Facts of the Case

The petitioner, SMS India Private Limited, approached the Delhi High Court challenging a draft assessment order dated 05.03.2025 issued under Section 144C(1) of the Income-tax Act, 1961 for Assessment Year 2022–23. The impugned draft assessment order was issued in the name of M/s Paul Wurth India Private Limited, which had amalgamated with the petitioner company with effect from 01.04.2021 pursuant to an approved scheme of amalgamation.

It was contended that despite the amalgamation having taken effect much prior to initiation of proceedings on 01.06.2023, the Respondent issued the draft assessment order in the name of the amalgamating company and on its PAN. The petitioner submitted that the amalgamating entity had ceased to exist in law and therefore the assessment proceedings were void ab initio.

Issues Involved

Whether a draft assessment order issued under Section 144C in the name of a company that had ceased to exist due to amalgamation is legally sustainable, whether such a defect is curable under Section 292B, and whether the Revenue could proceed against the successor company under Section 170.

Petitioner’s Arguments

The petitioner argued that once an amalgamation takes effect, the amalgamating company ceases to exist in law and any assessment proceedings initiated or continued in its name are a nullity. Reliance was placed on the Supreme Court judgment in Principal Commissioner of Income Tax vs. Maruti Suzuki India Ltd., wherein it was held that issuance of jurisdictional notice and assessment order against a non-existent entity is a substantive illegality and not a mere procedural defect. It was submitted that participation in proceedings cannot cure a jurisdictional defect or operate as estoppel against law.

Respondent’s Arguments

The Revenue did not place any material on record to controvert the factual position regarding amalgamation or the legal submissions advanced by the petitioner. No argument was raised to distinguish the binding precedent relied upon by the petitioner.

Court Order / Findings

The Delhi High Court held that the legal position is well-settled that upon amalgamation, the amalgamating company ceases to exist and cannot be subjected to assessment proceedings. The Court relied upon the authoritative pronouncement of the Supreme Court in Maruti Suzuki India Ltd., which categorically held that assessment orders passed in the name of a non-existent entity are void ab initio and cannot be saved by Section 292B.

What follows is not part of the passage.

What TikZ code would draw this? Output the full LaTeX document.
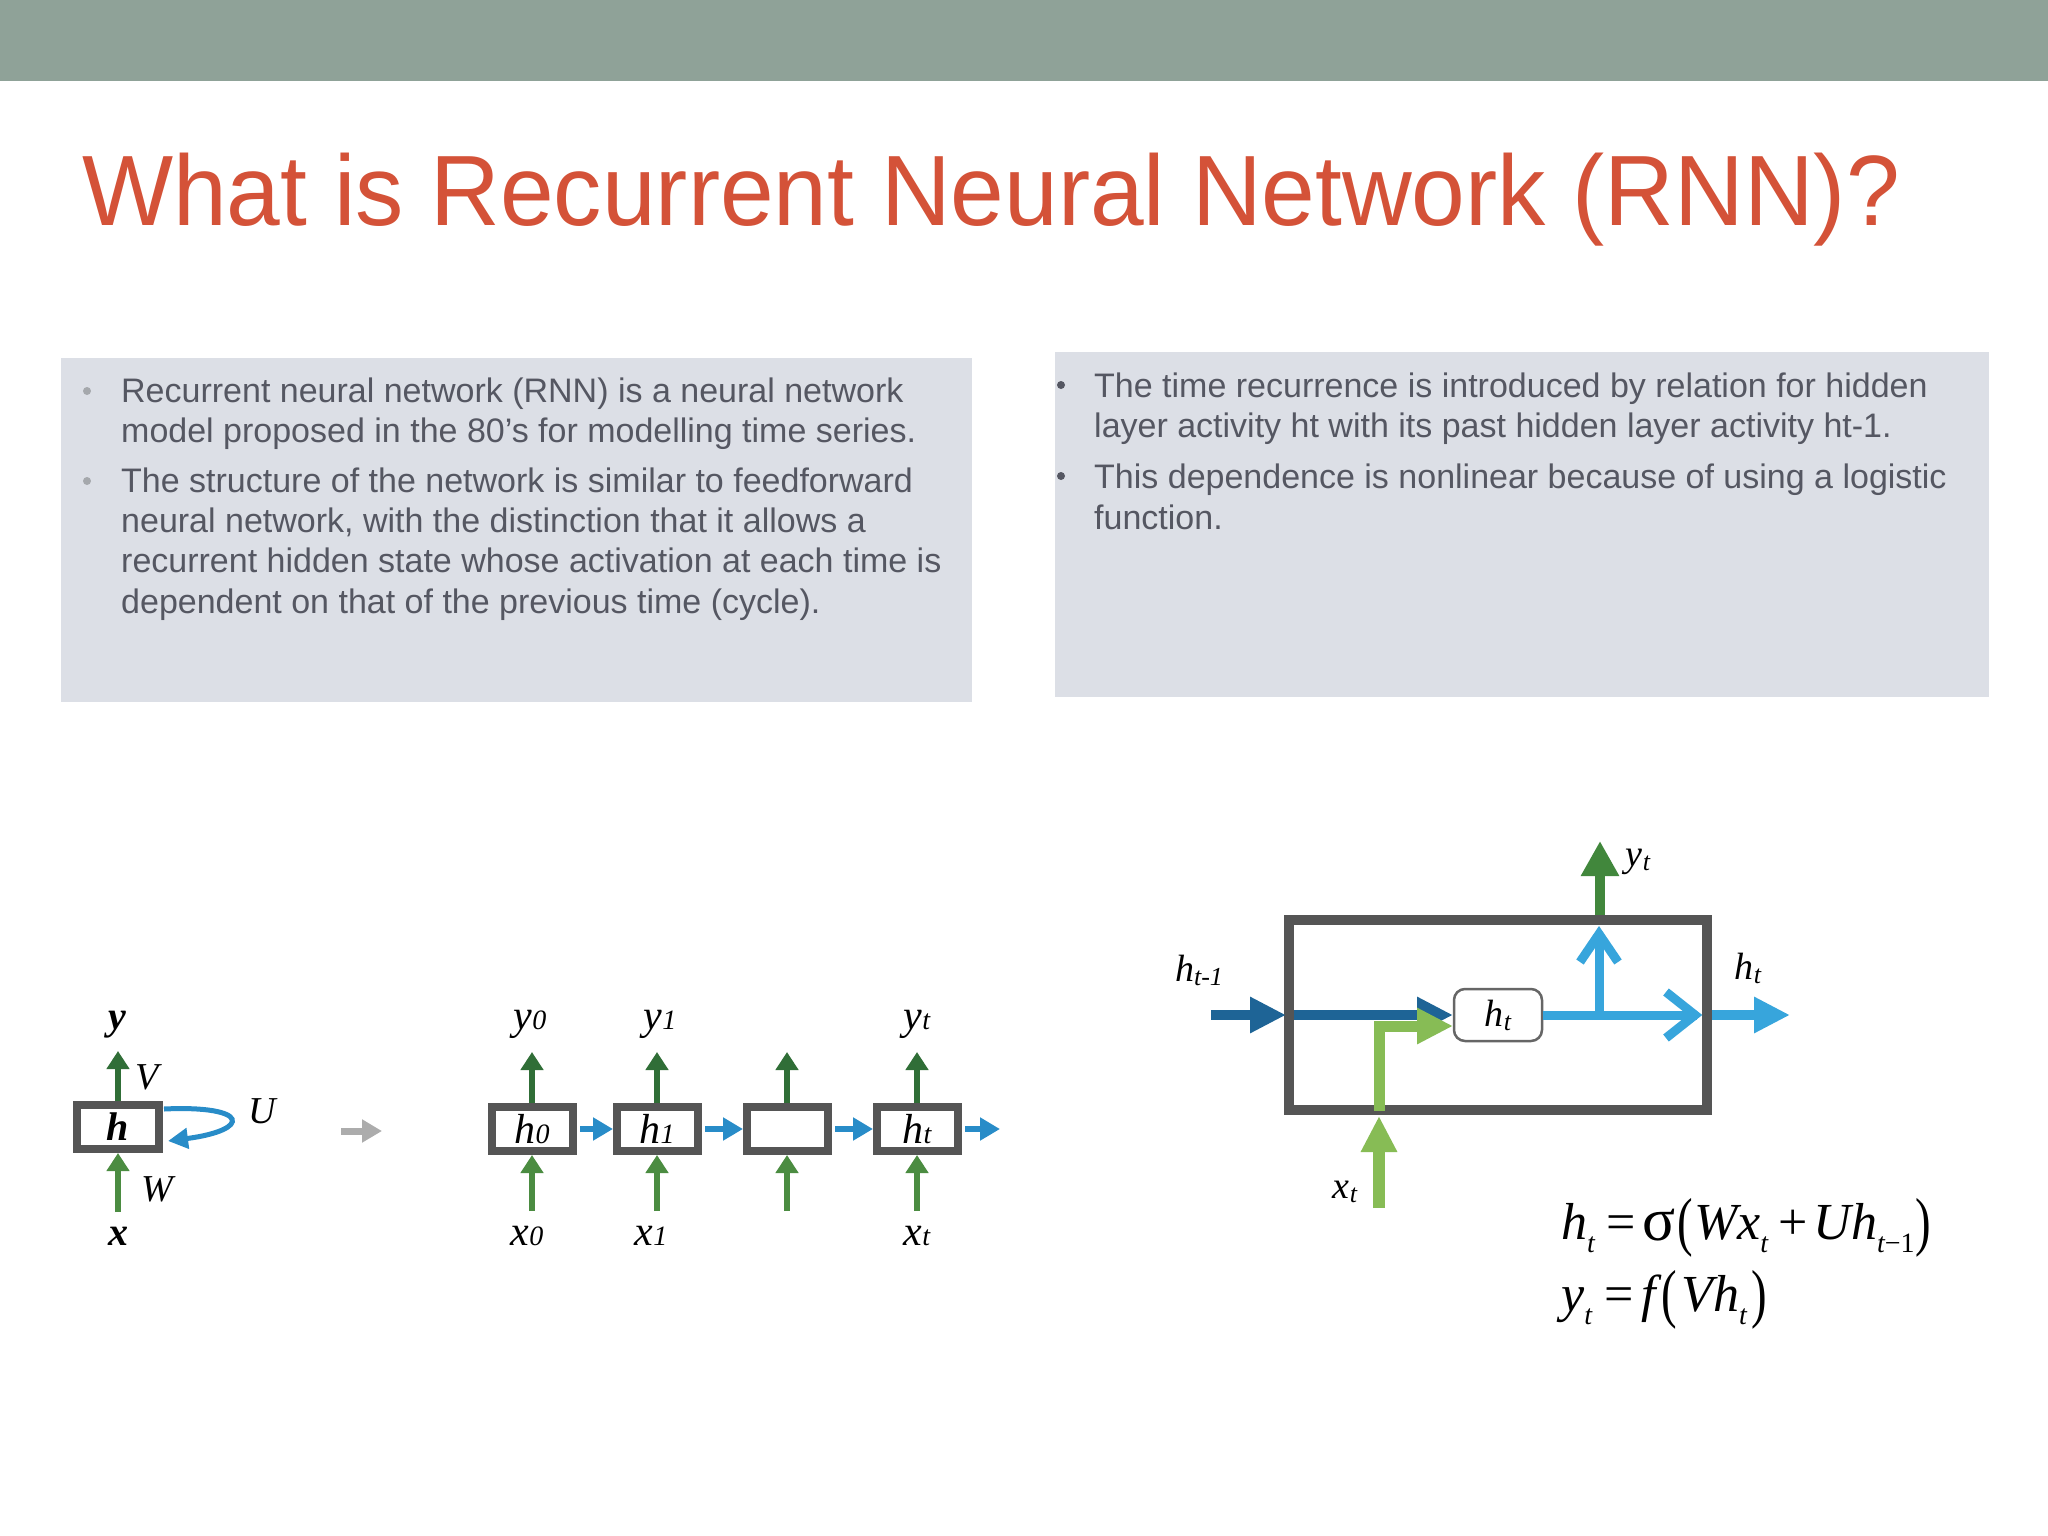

The Court observed that in the present case, despite being aware of the amalgamation, the Respondent issued the draft assessment order under Section 144C(1) in the name of M/s Paul Wurth India Pvt. Ltd., which had ceased to exist with effect from 01.04.2021. Such assumption of jurisdiction was fundamentally flawed and contrary to law. The Court found no reason to take a view different from settled precedent.

Important Clarification

The Court clarified that while proceedings against a non-existent amalgamating company are void ab initio, the Revenue is not remediless. Liberty remains with the Department to initiate proceedings against the successor company in accordance with Section 170 of the Income-tax Act, subject to limitation and other statutory requirements.

Final Outcome

The writ petition was allowed. The Delhi High Court set aside the draft assessment order dated 05.03.2025 issued under Section 144C(1) for Assessment Year 2022–23 in the name of M/s Paul Wurth India Private Limited, holding it to be void ab initio. Liberty was granted to the Revenue to initiate proceedings against SMS India Private Limited, if permissible in law. The petition and pending application were disposed of accordingly.